▼
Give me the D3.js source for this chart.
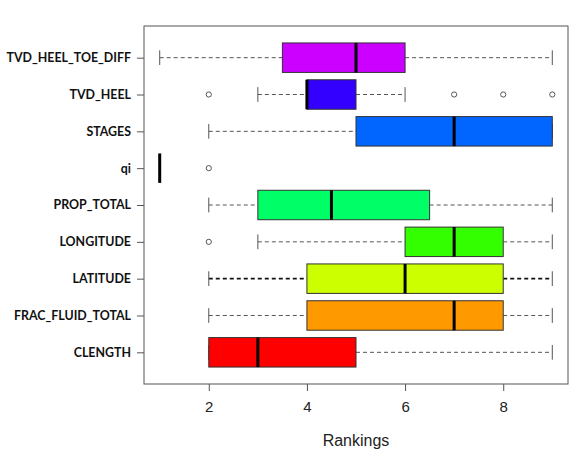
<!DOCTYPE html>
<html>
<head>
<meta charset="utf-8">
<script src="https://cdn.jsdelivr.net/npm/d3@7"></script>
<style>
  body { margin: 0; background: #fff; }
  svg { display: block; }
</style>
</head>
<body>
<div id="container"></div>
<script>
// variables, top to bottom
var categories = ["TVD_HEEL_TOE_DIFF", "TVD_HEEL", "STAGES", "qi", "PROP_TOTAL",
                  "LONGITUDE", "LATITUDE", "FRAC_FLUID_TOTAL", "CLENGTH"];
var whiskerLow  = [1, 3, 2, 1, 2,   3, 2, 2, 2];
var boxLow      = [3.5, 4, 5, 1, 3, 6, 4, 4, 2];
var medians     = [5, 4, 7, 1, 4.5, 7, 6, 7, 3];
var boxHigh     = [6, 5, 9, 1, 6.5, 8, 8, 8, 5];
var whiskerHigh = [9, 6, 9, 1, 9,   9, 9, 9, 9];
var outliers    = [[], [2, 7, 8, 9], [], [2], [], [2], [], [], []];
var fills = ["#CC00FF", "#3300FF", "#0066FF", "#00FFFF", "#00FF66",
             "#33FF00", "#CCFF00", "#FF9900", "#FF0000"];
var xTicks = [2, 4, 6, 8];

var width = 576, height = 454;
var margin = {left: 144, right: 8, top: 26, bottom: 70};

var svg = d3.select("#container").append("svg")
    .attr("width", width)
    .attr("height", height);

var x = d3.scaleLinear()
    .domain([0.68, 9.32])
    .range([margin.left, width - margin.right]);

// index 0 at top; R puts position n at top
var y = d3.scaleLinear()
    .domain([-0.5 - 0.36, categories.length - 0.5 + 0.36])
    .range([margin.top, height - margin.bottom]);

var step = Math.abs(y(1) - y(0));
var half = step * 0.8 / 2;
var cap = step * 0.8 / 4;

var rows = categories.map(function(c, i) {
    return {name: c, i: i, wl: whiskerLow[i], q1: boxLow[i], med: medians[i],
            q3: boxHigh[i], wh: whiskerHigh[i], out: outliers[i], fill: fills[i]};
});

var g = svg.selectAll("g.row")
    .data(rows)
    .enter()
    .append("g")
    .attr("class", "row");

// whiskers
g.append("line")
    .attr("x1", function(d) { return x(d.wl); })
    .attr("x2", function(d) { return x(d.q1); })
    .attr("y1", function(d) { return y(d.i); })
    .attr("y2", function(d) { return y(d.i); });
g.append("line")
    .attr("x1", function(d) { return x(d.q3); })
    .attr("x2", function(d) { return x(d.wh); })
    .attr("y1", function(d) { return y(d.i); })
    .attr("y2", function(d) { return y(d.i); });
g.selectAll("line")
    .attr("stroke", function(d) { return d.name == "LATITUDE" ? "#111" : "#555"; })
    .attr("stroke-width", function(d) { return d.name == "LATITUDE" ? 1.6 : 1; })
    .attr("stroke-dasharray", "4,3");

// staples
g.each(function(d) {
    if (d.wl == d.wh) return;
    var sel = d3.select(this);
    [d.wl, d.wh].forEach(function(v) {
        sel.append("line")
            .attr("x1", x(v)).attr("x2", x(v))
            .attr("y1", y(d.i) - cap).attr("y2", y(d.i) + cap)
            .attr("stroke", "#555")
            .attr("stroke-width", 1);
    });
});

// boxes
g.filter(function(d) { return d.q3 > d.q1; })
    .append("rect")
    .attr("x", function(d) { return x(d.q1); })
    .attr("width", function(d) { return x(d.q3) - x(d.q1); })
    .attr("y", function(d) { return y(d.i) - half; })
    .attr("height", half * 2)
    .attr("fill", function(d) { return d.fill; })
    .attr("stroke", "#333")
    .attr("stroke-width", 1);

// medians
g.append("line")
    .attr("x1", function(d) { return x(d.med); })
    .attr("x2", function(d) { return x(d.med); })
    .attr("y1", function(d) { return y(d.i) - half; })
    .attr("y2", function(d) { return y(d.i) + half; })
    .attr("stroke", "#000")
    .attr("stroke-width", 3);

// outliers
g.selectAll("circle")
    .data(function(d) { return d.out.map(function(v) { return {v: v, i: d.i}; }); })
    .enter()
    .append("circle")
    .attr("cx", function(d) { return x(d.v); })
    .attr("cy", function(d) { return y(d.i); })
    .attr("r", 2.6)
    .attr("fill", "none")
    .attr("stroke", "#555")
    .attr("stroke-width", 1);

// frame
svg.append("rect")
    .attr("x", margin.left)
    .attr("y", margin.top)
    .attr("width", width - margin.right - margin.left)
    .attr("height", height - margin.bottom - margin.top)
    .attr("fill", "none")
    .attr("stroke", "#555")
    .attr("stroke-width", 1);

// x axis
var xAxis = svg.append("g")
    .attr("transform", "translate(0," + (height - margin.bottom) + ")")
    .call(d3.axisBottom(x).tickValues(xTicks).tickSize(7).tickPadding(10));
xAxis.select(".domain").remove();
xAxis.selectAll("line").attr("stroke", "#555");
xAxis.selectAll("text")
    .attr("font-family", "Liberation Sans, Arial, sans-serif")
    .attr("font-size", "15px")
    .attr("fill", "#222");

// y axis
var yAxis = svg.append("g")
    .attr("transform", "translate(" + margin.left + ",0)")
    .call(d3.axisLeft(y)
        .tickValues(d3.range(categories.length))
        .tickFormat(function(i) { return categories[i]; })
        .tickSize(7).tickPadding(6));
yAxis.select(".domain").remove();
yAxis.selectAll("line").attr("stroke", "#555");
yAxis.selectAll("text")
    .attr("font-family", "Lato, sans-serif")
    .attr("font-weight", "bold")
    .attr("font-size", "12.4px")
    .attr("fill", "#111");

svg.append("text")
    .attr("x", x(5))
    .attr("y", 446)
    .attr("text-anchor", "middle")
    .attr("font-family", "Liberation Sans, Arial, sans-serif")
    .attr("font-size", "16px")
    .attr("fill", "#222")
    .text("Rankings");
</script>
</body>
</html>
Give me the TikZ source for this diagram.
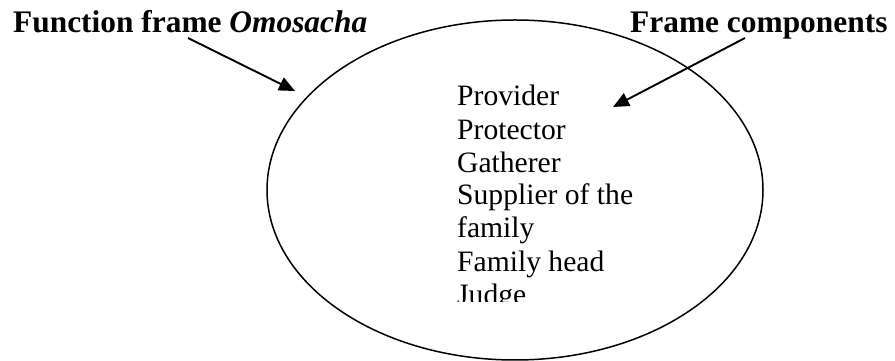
▲
## THE REQUEST
Reproduce every entry word for word, but omit the pictures.

## COMPLETE ANSWER
Give me the D3.js source for this chart.
<!DOCTYPE html>
<html>
<head>
<meta charset="utf-8">
<script src="https://cdn.jsdelivr.net/npm/d3@7"></script>
<style>
  body { margin: 0; background: #fff; }
  svg { display: block; }
</style>
</head>
<body>
<div id="container"></div>
<script>
// variables, top to bottom
var categories = ["TVD_HEEL_TOE_DIFF", "TVD_HEEL", "STAGES", "qi", "PROP_TOTAL",
                  "LONGITUDE", "LATITUDE", "FRAC_FLUID_TOTAL", "CLENGTH"];
var whiskerLow  = [1, 3, 2, 1, 2,   3, 2, 2, 2];
var boxLow      = [3.5, 4, 5, 1, 3, 6, 4, 4, 2];
var medians     = [5, 4, 7, 1, 4.5, 7, 6, 7, 3];
var boxHigh     = [6, 5, 9, 1, 6.5, 8, 8, 8, 5];
var whiskerHigh = [9, 6, 9, 1, 9,   9, 9, 9, 9];
var outliers    = [[], [2, 7, 8, 9], [], [2], [], [2], [], [], []];
var fills = ["#CC00FF", "#3300FF", "#0066FF", "#00FFFF", "#00FF66",
             "#33FF00", "#CCFF00", "#FF9900", "#FF0000"];
var xTicks = [2, 4, 6, 8];

var width = 576, height = 454;
var margin = {left: 144, right: 8, top: 26, bottom: 70};

var svg = d3.select("#container").append("svg")
    .attr("width", width)
    .attr("height", height);

var x = d3.scaleLinear()
    .domain([0.68, 9.32])
    .range([margin.left, width - margin.right]);

// index 0 at top; R puts position n at top
var y = d3.scaleLinear()
    .domain([-0.5 - 0.36, categories.length - 0.5 + 0.36])
    .range([margin.top, height - margin.bottom]);

var step = Math.abs(y(1) - y(0));
var half = step * 0.8 / 2;
var cap = step * 0.8 / 4;

var rows = categories.map(function(c, i) {
    return {name: c, i: i, wl: whiskerLow[i], q1: boxLow[i], med: medians[i],
            q3: boxHigh[i], wh: whiskerHigh[i], out: outliers[i], fill: fills[i]};
});

var g = svg.selectAll("g.row")
    .data(rows)
    .enter()
    .append("g")
    .attr("class", "row");

// whiskers
g.append("line")
    .attr("x1", function(d) { return x(d.wl); })
    .attr("x2", function(d) { return x(d.q1); })
    .attr("y1", function(d) { return y(d.i); })
    .attr("y2", function(d) { return y(d.i); });
g.append("line")
    .attr("x1", function(d) { return x(d.q3); })
    .attr("x2", function(d) { return x(d.wh); })
    .attr("y1", function(d) { return y(d.i); })
    .attr("y2", function(d) { return y(d.i); });
g.selectAll("line")
    .attr("stroke", function(d) { return d.name == "LATITUDE" ? "#111" : "#555"; })
    .attr("stroke-width", function(d) { return d.name == "LATITUDE" ? 1.6 : 1; })
    .attr("stroke-dasharray", "4,3");

// staples
g.each(function(d) {
    if (d.wl == d.wh) return;
    var sel = d3.select(this);
    [d.wl, d.wh].forEach(function(v) {
        sel.append("line")
            .attr("x1", x(v)).attr("x2", x(v))
            .attr("y1", y(d.i) - cap).attr("y2", y(d.i) + cap)
            .attr("stroke", "#555")
            .attr("stroke-width", 1);
    });
});

// boxes
g.filter(function(d) { return d.q3 > d.q1; })
    .append("rect")
    .attr("x", function(d) { return x(d.q1); })
    .attr("width", function(d) { return x(d.q3) - x(d.q1); })
    .attr("y", function(d) { return y(d.i) - half; })
    .attr("height", half * 2)
    .attr("fill", function(d) { return d.fill; })
    .attr("stroke", "#333")
    .attr("stroke-width", 1);

// medians
g.append("line")
    .attr("x1", function(d) { return x(d.med); })
    .attr("x2", function(d) { return x(d.med); })
    .attr("y1", function(d) { return y(d.i) - half; })
    .attr("y2", function(d) { return y(d.i) + half; })
    .attr("stroke", "#000")
    .attr("stroke-width", 3);

// outliers
g.selectAll("circle")
    .data(function(d) { return d.out.map(function(v) { return {v: v, i: d.i}; }); })
    .enter()
    .append("circle")
    .attr("cx", function(d) { return x(d.v); })
    .attr("cy", function(d) { return y(d.i); })
    .attr("r", 2.6)
    .attr("fill", "none")
    .attr("stroke", "#555")
    .attr("stroke-width", 1);

// frame
svg.append("rect")
    .attr("x", margin.left)
    .attr("y", margin.top)
    .attr("width", width - margin.right - margin.left)
    .attr("height", height - margin.bottom - margin.top)
    .attr("fill", "none")
    .attr("stroke", "#555")
    .attr("stroke-width", 1);

// x axis
var xAxis = svg.append("g")
    .attr("transform", "translate(0," + (height - margin.bottom) + ")")
    .call(d3.axisBottom(x).tickValues(xTicks).tickSize(7).tickPadding(10));
xAxis.select(".domain").remove();
xAxis.selectAll("line").attr("stroke", "#555");
xAxis.selectAll("text")
    .attr("font-family", "Liberation Sans, Arial, sans-serif")
    .attr("font-size", "15px")
    .attr("fill", "#222");

// y axis
var yAxis = svg.append("g")
    .attr("transform", "translate(" + margin.left + ",0)")
    .call(d3.axisLeft(y)
        .tickValues(d3.range(categories.length))
        .tickFormat(function(i) { return categories[i]; })
        .tickSize(7).tickPadding(6));
yAxis.select(".domain").remove();
yAxis.selectAll("line").attr("stroke", "#555");
yAxis.selectAll("text")
    .attr("font-family", "Lato, sans-serif")
    .attr("font-weight", "bold")
    .attr("font-size", "12.4px")
    .attr("fill", "#111");

svg.append("text")
    .attr("x", x(5))
    .attr("y", 446)
    .attr("text-anchor", "middle")
    .attr("font-family", "Liberation Sans, Arial, sans-serif")
    .attr("font-size", "16px")
    .attr("fill", "#222")
    .text("Rankings");
</script>
</body>
</html>
Give me the TikZ source for this diagram.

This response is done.